--- START Given material ---

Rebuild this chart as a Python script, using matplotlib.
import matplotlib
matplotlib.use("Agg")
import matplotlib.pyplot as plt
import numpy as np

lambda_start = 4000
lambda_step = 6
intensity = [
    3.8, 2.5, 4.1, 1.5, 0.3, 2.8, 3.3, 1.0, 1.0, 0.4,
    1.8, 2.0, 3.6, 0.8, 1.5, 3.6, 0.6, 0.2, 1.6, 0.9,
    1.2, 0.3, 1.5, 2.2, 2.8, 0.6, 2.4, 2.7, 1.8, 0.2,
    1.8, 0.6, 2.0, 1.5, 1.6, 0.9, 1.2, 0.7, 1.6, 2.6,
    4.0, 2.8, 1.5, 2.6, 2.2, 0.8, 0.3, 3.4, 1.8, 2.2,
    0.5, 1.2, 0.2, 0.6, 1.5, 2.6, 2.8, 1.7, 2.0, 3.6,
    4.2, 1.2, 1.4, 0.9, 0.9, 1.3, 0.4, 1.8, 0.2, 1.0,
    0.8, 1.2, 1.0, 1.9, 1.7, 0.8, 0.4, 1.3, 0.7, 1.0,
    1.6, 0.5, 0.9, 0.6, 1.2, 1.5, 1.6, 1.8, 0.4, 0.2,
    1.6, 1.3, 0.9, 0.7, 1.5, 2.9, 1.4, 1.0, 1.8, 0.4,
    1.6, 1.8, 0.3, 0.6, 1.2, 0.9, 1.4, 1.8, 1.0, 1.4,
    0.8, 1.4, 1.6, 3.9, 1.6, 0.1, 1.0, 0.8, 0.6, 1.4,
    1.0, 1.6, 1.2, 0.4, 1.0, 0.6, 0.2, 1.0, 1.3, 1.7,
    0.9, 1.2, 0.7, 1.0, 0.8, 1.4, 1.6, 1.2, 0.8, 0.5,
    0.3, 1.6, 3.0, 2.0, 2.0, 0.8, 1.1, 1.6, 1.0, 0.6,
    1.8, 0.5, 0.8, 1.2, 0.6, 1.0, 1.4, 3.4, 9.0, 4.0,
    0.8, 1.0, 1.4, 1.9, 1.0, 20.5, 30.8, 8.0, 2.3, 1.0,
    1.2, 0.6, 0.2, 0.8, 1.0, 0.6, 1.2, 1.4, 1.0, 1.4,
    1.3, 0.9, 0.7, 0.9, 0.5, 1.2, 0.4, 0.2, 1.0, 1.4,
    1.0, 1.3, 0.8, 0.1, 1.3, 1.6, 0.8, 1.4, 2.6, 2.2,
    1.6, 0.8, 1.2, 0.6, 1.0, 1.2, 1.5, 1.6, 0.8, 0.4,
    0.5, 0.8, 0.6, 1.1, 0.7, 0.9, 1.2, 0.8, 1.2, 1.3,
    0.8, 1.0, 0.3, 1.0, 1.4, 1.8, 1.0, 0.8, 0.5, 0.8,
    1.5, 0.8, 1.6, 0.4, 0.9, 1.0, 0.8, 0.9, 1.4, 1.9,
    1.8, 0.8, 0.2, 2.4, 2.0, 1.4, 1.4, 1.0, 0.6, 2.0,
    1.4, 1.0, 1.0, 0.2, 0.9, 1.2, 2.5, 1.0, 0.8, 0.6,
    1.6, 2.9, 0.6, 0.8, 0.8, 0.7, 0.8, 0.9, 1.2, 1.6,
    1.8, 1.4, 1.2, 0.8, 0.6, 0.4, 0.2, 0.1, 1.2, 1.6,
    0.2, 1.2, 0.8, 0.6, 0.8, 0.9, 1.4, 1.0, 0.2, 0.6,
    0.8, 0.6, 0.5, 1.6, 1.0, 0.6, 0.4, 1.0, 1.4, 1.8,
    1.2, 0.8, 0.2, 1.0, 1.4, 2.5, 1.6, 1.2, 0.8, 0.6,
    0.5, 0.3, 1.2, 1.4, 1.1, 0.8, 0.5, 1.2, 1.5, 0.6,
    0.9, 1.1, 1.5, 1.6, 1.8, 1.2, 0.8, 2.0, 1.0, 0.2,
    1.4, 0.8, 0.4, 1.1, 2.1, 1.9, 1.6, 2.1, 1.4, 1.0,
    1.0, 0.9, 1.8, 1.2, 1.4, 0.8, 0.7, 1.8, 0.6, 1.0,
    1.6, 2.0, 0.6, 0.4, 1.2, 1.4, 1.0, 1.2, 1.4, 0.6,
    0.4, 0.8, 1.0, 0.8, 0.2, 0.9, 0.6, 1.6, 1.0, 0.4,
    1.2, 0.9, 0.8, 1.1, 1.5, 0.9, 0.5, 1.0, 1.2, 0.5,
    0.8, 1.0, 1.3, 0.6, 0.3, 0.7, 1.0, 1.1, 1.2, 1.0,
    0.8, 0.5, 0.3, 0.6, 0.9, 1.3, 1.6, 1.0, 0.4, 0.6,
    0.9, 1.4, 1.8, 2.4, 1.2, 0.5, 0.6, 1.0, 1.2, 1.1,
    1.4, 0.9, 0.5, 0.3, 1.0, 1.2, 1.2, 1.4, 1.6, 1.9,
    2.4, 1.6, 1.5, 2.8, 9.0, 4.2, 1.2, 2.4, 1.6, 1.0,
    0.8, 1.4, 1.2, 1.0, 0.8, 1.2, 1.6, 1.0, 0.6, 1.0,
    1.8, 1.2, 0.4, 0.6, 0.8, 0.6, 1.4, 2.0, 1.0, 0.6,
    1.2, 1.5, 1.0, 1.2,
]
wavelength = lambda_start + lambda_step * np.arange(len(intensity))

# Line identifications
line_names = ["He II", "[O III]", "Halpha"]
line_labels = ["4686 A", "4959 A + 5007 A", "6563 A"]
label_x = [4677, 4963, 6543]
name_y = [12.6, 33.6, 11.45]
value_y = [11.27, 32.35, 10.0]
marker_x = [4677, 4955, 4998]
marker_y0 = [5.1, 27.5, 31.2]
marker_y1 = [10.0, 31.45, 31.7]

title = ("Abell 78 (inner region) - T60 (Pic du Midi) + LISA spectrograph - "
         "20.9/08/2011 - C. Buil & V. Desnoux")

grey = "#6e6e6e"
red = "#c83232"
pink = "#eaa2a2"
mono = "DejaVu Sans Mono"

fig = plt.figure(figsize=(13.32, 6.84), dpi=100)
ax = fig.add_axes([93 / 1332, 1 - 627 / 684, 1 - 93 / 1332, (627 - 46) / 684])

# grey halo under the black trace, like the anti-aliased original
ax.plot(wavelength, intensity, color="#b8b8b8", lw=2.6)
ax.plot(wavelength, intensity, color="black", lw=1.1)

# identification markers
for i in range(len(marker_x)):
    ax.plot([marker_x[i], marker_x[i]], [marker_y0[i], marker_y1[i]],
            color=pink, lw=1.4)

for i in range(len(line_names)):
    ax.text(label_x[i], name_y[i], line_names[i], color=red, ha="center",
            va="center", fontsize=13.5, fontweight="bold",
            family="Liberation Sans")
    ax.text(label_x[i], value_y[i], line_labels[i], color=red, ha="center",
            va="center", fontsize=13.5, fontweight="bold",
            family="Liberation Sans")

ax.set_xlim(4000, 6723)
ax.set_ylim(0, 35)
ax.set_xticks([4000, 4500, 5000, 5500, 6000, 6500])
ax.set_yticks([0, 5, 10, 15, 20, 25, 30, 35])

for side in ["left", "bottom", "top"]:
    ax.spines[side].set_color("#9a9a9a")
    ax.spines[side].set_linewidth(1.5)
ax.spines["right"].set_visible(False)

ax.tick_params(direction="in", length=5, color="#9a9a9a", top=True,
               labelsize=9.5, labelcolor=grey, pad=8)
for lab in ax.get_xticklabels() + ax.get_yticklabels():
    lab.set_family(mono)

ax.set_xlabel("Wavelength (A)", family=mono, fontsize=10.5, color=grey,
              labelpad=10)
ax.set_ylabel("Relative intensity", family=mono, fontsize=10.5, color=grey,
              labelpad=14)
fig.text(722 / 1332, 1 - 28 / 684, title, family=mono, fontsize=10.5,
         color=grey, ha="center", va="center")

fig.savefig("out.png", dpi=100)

--- END Given material ---

__Requirements__. Print only the lines that run from the start of the listing to the line bearing "import numpy as np"; please keep the first line and that last one, exactly as they appear.

__In response__.
Rebuild this chart as a Python script, using matplotlib.
import matplotlib
matplotlib.use("Agg")
import matplotlib.pyplot as plt
import numpy as np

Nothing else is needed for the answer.